Franklin Delano Roosevelt, his friend, ally and often sparring partner in the war, did not get the same treatment, dying in February 1945 relatively young at 63, before the war ended and before he got the chance to tell his side of the war. Nigel Hamilton has recently completed what amounts to Roosevelt’s memoirs, a three-volume work, FDR at War.
War and Peace is the final volume, with the sub-title FDR’s Final Odyssey: D-Day to Yalta 1944-45. The first volume was The Mantle of Command: FDR at War 1941-42, followed by Commander in Chief: FDR’s Battle with Churchill 1943.
All three are deeply researched, as all Hamilton’s books are, and told in a lively and colourful style. Hamilton, who also wrote a three-volume biography of Field Marshal Bernard Montgomery, was urged by his publisher to confine his ambitions to a single volume, so he went in search of another publisher who would take all three. In one of those odd quirks, he found the same publisher that produced Churchill’s history of the war.
By the time War and Peace gets underway, FDR has won his personal battles against Churchill and also against his own military advisers, among them the tough army chief of staff, George Marshall, the stubborn chief of naval operations Ernest King and even the secretary of war, Henry Stimson. Churchill has grudgingly accepted that a cross-channel invasion of occupied France is the way to go and that the overall military commander will be an American, Dwight Eisenhower. The FDR course is ultimately successful.
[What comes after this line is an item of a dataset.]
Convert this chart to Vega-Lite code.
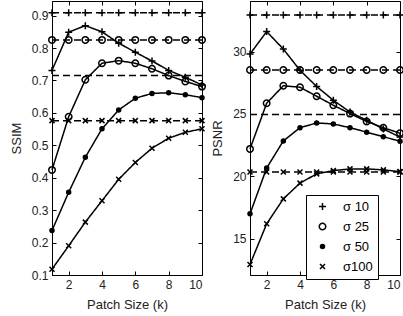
{
"$schema": "https://vega.github.io/schema/vega-lite/v6.json",
"padding": {"left": 9, "top": 0, "right": 5, "bottom": 5},
"spacing": 2,
"resolve": {"scale": {"shape": "independent", "fill": "independent", "stroke": "independent", "size": "independent", "strokeDash": "independent"}, "legend": {"shape": "independent", "fill": "independent", "stroke": "independent", "size": "independent", "strokeDash": "independent"}},
"config": {
  "font": "Liberation Sans",
  "view": {"stroke": "black", "strokeWidth": 1},
  "axis": {"domainColor": "black", "tickColor": "black", "tickSize": -4, "labelPadding": 8, "labelFontSize": 12, "labelColor": "#222", "titleFontSize": 13, "titleFontWeight": "normal", "titleColor": "#222", "titlePadding": 8, "grid": false, "labelFont": "Liberation Sans", "titleFont": "Liberation Sans"},
  "legend": {"orient": "none", "legendX": 56, "legendY": 194, "title": null, "strokeColor": "black", "fillColor": "white", "padding": 5, "symbolOffset": 5, "labelOffset": 14, "rowPadding": 6, "labelFontSize": 13, "labelColor": "black", "labelFont": "Liberation Sans", "symbolStrokeColor": "black", "symbolStrokeWidth": 1.5}
},
"datasets": {"d": [
{"m":"S","s":"σ 10","t":"c","k":1,"v":0.731},{"m":"S","s":"σ 10","t":"c","k":2,"v":0.849},{"m":"S","s":"σ 10","t":"c","k":3,"v":0.869},{"m":"S","s":"σ 10","t":"c","k":4,"v":0.850},{"m":"S","s":"σ 10","t":"c","k":5,"v":0.815},{"m":"S","s":"σ 10","t":"c","k":6,"v":0.787},{"m":"S","s":"σ 10","t":"c","k":7,"v":0.760},{"m":"S","s":"σ 10","t":"c","k":8,"v":0.731},{"m":"S","s":"σ 10","t":"c","k":9,"v":0.710},{"m":"S","s":"σ 10","t":"c","k":10,"v":0.686},
{"m":"S","s":"σ 25","t":"c","k":1,"v":0.424},{"m":"S","s":"σ 25","t":"c","k":2,"v":0.588},{"m":"S","s":"σ 25","t":"c","k":3,"v":0.702},{"m":"S","s":"σ 25","t":"c","k":4,"v":0.753},{"m":"S","s":"σ 25","t":"c","k":5,"v":0.761},{"m":"S","s":"σ 25","t":"c","k":6,"v":0.753},{"m":"S","s":"σ 25","t":"c","k":7,"v":0.736},{"m":"S","s":"σ 25","t":"c","k":8,"v":0.715},{"m":"S","s":"σ 25","t":"c","k":9,"v":0.697},{"m":"S","s":"σ 25","t":"c","k":10,"v":0.681},
{"m":"S","s":"σ 50","t":"c","k":1,"v":0.237},{"m":"S","s":"σ 50","t":"c","k":2,"v":0.355},{"m":"S","s":"σ 50","t":"c","k":3,"v":0.463},{"m":"S","s":"σ 50","t":"c","k":4,"v":0.551},{"m":"S","s":"σ 50","t":"c","k":5,"v":0.609},{"m":"S","s":"σ 50","t":"c","k":6,"v":0.645},{"m":"S","s":"σ 50","t":"c","k":7,"v":0.660},{"m":"S","s":"σ 50","t":"c","k":8,"v":0.662},{"m":"S","s":"σ 50","t":"c","k":9,"v":0.656},{"m":"S","s":"σ 50","t":"c","k":10,"v":0.647},
{"m":"S","s":"σ100","t":"c","k":1,"v":0.118},{"m":"S","s":"σ100","t":"c","k":2,"v":0.190},{"m":"S","s":"σ100","t":"c","k":3,"v":0.263},{"m":"S","s":"σ100","t":"c","k":4,"v":0.329},{"m":"S","s":"σ100","t":"c","k":5,"v":0.395},{"m":"S","s":"σ100","t":"c","k":6,"v":0.447},{"m":"S","s":"σ100","t":"c","k":7,"v":0.491},{"m":"S","s":"σ100","t":"c","k":8,"v":0.522},{"m":"S","s":"σ100","t":"c","k":9,"v":0.540},{"m":"S","s":"σ100","t":"c","k":10,"v":0.551},
{"m":"S","s":"σ 10","t":"b","k":1,"v":0.909},{"m":"S","s":"σ 10","t":"b","k":2,"v":0.909},{"m":"S","s":"σ 10","t":"b","k":3,"v":0.909},{"m":"S","s":"σ 10","t":"b","k":4,"v":0.909},{"m":"S","s":"σ 10","t":"b","k":5,"v":0.909},{"m":"S","s":"σ 10","t":"b","k":6,"v":0.909},{"m":"S","s":"σ 10","t":"b","k":7,"v":0.909},{"m":"S","s":"σ 10","t":"b","k":8,"v":0.909},{"m":"S","s":"σ 10","t":"b","k":9,"v":0.909},{"m":"S","s":"σ 10","t":"b","k":10,"v":0.909},
{"m":"S","s":"σ 25","t":"b","k":1,"v":0.825},{"m":"S","s":"σ 25","t":"b","k":2,"v":0.825},{"m":"S","s":"σ 25","t":"b","k":3,"v":0.825},{"m":"S","s":"σ 25","t":"b","k":4,"v":0.825},{"m":"S","s":"σ 25","t":"b","k":5,"v":0.825},{"m":"S","s":"σ 25","t":"b","k":6,"v":0.825},{"m":"S","s":"σ 25","t":"b","k":7,"v":0.825},{"m":"S","s":"σ 25","t":"b","k":8,"v":0.825},{"m":"S","s":"σ 25","t":"b","k":9,"v":0.825},{"m":"S","s":"σ 25","t":"b","k":10,"v":0.825},
{"m":"S","s":"σ 50","t":"b","k":1,"v":0.715},{"m":"S","s":"σ 50","t":"b","k":10,"v":0.715},
{"m":"S","s":"σ100","t":"b","k":1,"v":0.576},{"m":"S","s":"σ100","t":"b","k":2,"v":0.576},{"m":"S","s":"σ100","t":"b","k":3,"v":0.576},{"m":"S","s":"σ100","t":"b","k":4,"v":0.576},{"m":"S","s":"σ100","t":"b","k":5,"v":0.576},{"m":"S","s":"σ100","t":"b","k":6,"v":0.576},{"m":"S","s":"σ100","t":"b","k":7,"v":0.576},{"m":"S","s":"σ100","t":"b","k":8,"v":0.576},{"m":"S","s":"σ100","t":"b","k":9,"v":0.576},{"m":"S","s":"σ100","t":"b","k":10,"v":0.576},
{"m":"P","s":"σ 10","t":"c","k":1,"v":29.8},{"m":"P","s":"σ 10","t":"c","k":2,"v":31.6},{"m":"P","s":"σ 10","t":"c","k":3,"v":30.2},{"m":"P","s":"σ 10","t":"c","k":4,"v":28.5},{"m":"P","s":"σ 10","t":"c","k":5,"v":27.2},{"m":"P","s":"σ 10","t":"c","k":6,"v":26.1},{"m":"P","s":"σ 10","t":"c","k":7,"v":25.15},{"m":"P","s":"σ 10","t":"c","k":8,"v":24.5},{"m":"P","s":"σ 10","t":"c","k":9,"v":23.8},{"m":"P","s":"σ 10","t":"c","k":10,"v":23.15},
{"m":"P","s":"σ 25","t":"c","k":1,"v":22.2},{"m":"P","s":"σ 25","t":"c","k":2,"v":25.86},{"m":"P","s":"σ 25","t":"c","k":3,"v":27.26},{"m":"P","s":"σ 25","t":"c","k":4,"v":27.14},{"m":"P","s":"σ 25","t":"c","k":5,"v":26.42},{"m":"P","s":"σ 25","t":"c","k":6,"v":25.7},{"m":"P","s":"σ 25","t":"c","k":7,"v":25.03},{"m":"P","s":"σ 25","t":"c","k":8,"v":24.4},{"m":"P","s":"σ 25","t":"c","k":9,"v":23.9},{"m":"P","s":"σ 25","t":"c","k":10,"v":23.46},
{"m":"P","s":"σ 50","t":"c","k":1,"v":17.0},{"m":"P","s":"σ 50","t":"c","k":2,"v":20.67},{"m":"P","s":"σ 50","t":"c","k":3,"v":22.84},{"m":"P","s":"σ 50","t":"c","k":4,"v":23.9},{"m":"P","s":"σ 50","t":"c","k":5,"v":24.28},{"m":"P","s":"σ 50","t":"c","k":6,"v":24.2},{"m":"P","s":"σ 50","t":"c","k":7,"v":23.9},{"m":"P","s":"σ 50","t":"c","k":8,"v":23.54},{"m":"P","s":"σ 50","t":"c","k":9,"v":23.18},{"m":"P","s":"σ 50","t":"c","k":10,"v":22.82},
{"m":"P","s":"σ100","t":"c","k":1,"v":12.94},{"m":"P","s":"σ100","t":"c","k":2,"v":16.2},{"m":"P","s":"σ100","t":"c","k":3,"v":18.2},{"m":"P","s":"σ100","t":"c","k":4,"v":19.46},{"m":"P","s":"σ100","t":"c","k":5,"v":20.2},{"m":"P","s":"σ100","t":"c","k":6,"v":20.46},{"m":"P","s":"σ100","t":"c","k":7,"v":20.6},{"m":"P","s":"σ100","t":"c","k":8,"v":20.6},{"m":"P","s":"σ100","t":"c","k":9,"v":20.52},{"m":"P","s":"σ100","t":"c","k":10,"v":20.38},
{"m":"P","s":"σ 10","t":"b","k":1,"v":32.92},{"m":"P","s":"σ 10","t":"b","k":2,"v":32.92},{"m":"P","s":"σ 10","t":"b","k":3,"v":32.92},{"m":"P","s":"σ 10","t":"b","k":4,"v":32.92},{"m":"P","s":"σ 10","t":"b","k":5,"v":32.92},{"m":"P","s":"σ 10","t":"b","k":6,"v":32.92},{"m":"P","s":"σ 10","t":"b","k":7,"v":32.92},{"m":"P","s":"σ 10","t":"b","k":8,"v":32.92},{"m":"P","s":"σ 10","t":"b","k":9,"v":32.92},{"m":"P","s":"σ 10","t":"b","k":10,"v":32.92},
{"m":"P","s":"σ 25","t":"b","k":1,"v":28.52},{"m":"P","s":"σ 25","t":"b","k":2,"v":28.52},{"m":"P","s":"σ 25","t":"b","k":3,"v":28.52},{"m":"P","s":"σ 25","t":"b","k":4,"v":28.52},{"m":"P","s":"σ 25","t":"b","k":5,"v":28.52},{"m":"P","s":"σ 25","t":"b","k":6,"v":28.52},{"m":"P","s":"σ 25","t":"b","k":7,"v":28.52},{"m":"P","s":"σ 25","t":"b","k":8,"v":28.52},{"m":"P","s":"σ 25","t":"b","k":9,"v":28.52},{"m":"P","s":"σ 25","t":"b","k":10,"v":28.52},
{"m":"P","s":"σ 50","t":"b","k":1,"v":24.96},{"m":"P","s":"σ 50","t":"b","k":10,"v":24.96},
{"m":"P","s":"σ100","t":"b","k":1,"v":20.35},{"m":"P","s":"σ100","t":"b","k":2,"v":20.35},{"m":"P","s":"σ100","t":"b","k":3,"v":20.35},{"m":"P","s":"σ100","t":"b","k":4,"v":20.35},{"m":"P","s":"σ100","t":"b","k":5,"v":20.35},{"m":"P","s":"σ100","t":"b","k":6,"v":20.35},{"m":"P","s":"σ100","t":"b","k":7,"v":20.35},{"m":"P","s":"σ100","t":"b","k":8,"v":20.35},{"m":"P","s":"σ100","t":"b","k":9,"v":20.35},{"m":"P","s":"σ100","t":"b","k":10,"v":20.35}
]},
"hconcat": [
{
  "width": 150, "height": 274,
  "data": {"name": "d"},
  "transform": [{"filter": "datum.m == 'S'"}],
  "layer": [
    {"mark": {"type": "line", "color": "black", "strokeWidth": 1.5},
     "encoding": {
       "x": {"field": "k", "type": "quantitative", "scale": {"domain": [1, 10], "nice": false, "zero": false}, "axis": {"values": [2,4,6,8,10], "title": "Patch Size (k)"}},
       "y": {"field": "v", "type": "quantitative", "scale": {"domain": [0.1, 0.945], "nice": false, "zero": false}, "axis": {"values": [0.1,0.2,0.3,0.4,0.5,0.6,0.7,0.8,0.9], "format": ".1f", "title": "SSIM"}},
       "detail": [{"field": "s"}, {"field": "t"}],
       "strokeDash": {"field": "t", "type": "nominal", "scale": {"domain": ["c","b"], "range": [[1,0],[7,4]]}, "legend": null}
     }},
    {"transform": [{"filter": "datum.t == 'c' || datum.s != 'σ 50'"}],
     "mark": {"type": "point", "filled": true, "strokeWidth": 1.5, "opacity": 1},
     "encoding": {
       "x": {"field": "k", "type": "quantitative", "axis": {"orient": "top", "values": [2,4,6,8,10], "labels": false, "title": null, "domain": false}},
       "y": {"field": "v", "type": "quantitative", "axis": {"orient": "right", "values": [0.1,0.2,0.3,0.4,0.5,0.6,0.7,0.8,0.9], "labels": false, "title": null, "domain": false}},
       "shape": {"field": "s", "type": "nominal", "scale": {"domain": ["σ 10","σ 25","σ 50","σ100"], "range": ["M-1,0H1M0,-1V1", "circle", "circle", "M-1,-1L1,1M-1,1L1,-1"]}, "legend": null},
       "fill": {"field": "s", "type": "nominal", "scale": {"domain": ["σ 10","σ 25","σ 50","σ100"], "range": ["black", "transparent", "black", "black"]}, "legend": null},
       "stroke": {"field": "s", "type": "nominal", "scale": {"domain": ["σ 10","σ 25","σ 50","σ100"], "range": ["black", "black", "black", "black"]}, "legend": null},
       "size": {"field": "s", "type": "nominal", "scale": {"type": "ordinal", "domain": ["σ 10","σ 25","σ 50","σ100"], "range": [49, 42, 16, 25]}, "legend": null}
     }}
  ],
  "resolve": {"axis": {"x": "independent", "y": "independent"}}
},
{
  "width": 150, "height": 274,
  "data": {"name": "d"},
  "transform": [{"filter": "datum.m == 'P'"}],
  "layer": [
    {"mark": {"type": "line", "color": "black", "strokeWidth": 1.5},
     "encoding": {
       "x": {"field": "k", "type": "quantitative", "scale": {"domain": [1, 10], "nice": false, "zero": false}, "axis": {"values": [2,4,6,8,10], "title": "Patch Size (k)"}},
       "y": {"field": "v", "type": "quantitative", "scale": {"domain": [12.1, 34.05], "nice": false, "zero": false}, "axis": {"values": [15,20,25,30], "title": "PSNR"}},
       "detail": [{"field": "s"}, {"field": "t"}],
       "strokeDash": {"field": "t", "type": "nominal", "scale": {"domain": ["c","b"], "range": [[1,0],[7,4]]}, "legend": null}
     }},
    {"transform": [{"filter": "datum.t == 'c' || datum.s != 'σ 50'"}],
     "mark": {"type": "point", "filled": true, "strokeWidth": 1.5, "opacity": 1},
     "encoding": {
       "x": {"field": "k", "type": "quantitative", "axis": {"orient": "top", "values": [2,4,6,8,10], "labels": false, "title": null, "domain": false}},
       "y": {"field": "v", "type": "quantitative", "axis": {"orient": "right", "values": [15,20,25,30], "labels": false, "title": null, "domain": false}},
       "shape": {"field": "s", "type": "nominal", "scale": {"domain": ["σ 10","σ 25","σ 50","σ100"], "range": ["M-1,0H1M0,-1V1", "circle", "circle", "M-1,-1L1,1M-1,1L1,-1"]}},
       "fill": {"field": "s", "type": "nominal", "scale": {"domain": ["σ 10","σ 25","σ 50","σ100"], "range": ["black", "transparent", "black", "black"]}},
       "stroke": {"field": "s", "type": "nominal", "scale": {"domain": ["σ 10","σ 25","σ 50","σ100"], "range": ["black", "black", "black", "black"]}},
       "size": {"field": "s", "type": "nominal", "scale": {"type": "ordinal", "domain": ["σ 10","σ 25","σ 50","σ100"], "range": [49, 42, 16, 25]}}
     }}
  ],
  "resolve": {"axis": {"x": "independent", "y": "independent"}}
}
]
}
Roosevelt finally became the grand strategist of the war and its aftermath, but for the next few decades he would be second-guessed, portrayed as weak, especially in concessions to Stalin at Yalta, and generally sniped on in his absence. Hamilton has set out to correct that history – and succeeds brilliantly.
Of course, Hamilton will be criticised by the Churchill lobby, which is strong and led by Andrew Roberts, who has already accused him of a “passionate partisan approach rather than truly objective history”.
But for all their personal rivalry, and contrasting personalities, FDR and Churchill got on well, not only because they had to, but because each man charmed the other. But on odd occasions, according to Hamilton, Roosevelt had to play hardball with Churchill. When the British prime minister was hesitant about the Normandy landings, Roosevelt threatened to keep the atomic bomb secrets from the British. Churchill quickly buckled, although the Churchill lobby has questioned the veracity of the story.
By the time of his death, the war was virtually won and FDR’s wartime legacy was in place. His vision of a United Nations came about and still holds, if in a somewhat fragile manner today. An often forgotten part of that legacy is the Atlantic Charter, a set of principles he signed with Churchill before the US came into the war that spelled the end of colonial empires and emphasised national self-determination. Not many give FDR credit for that today, so Hamilton’s trilogy is a good reminder that the great manipulator was also a great humanitarian.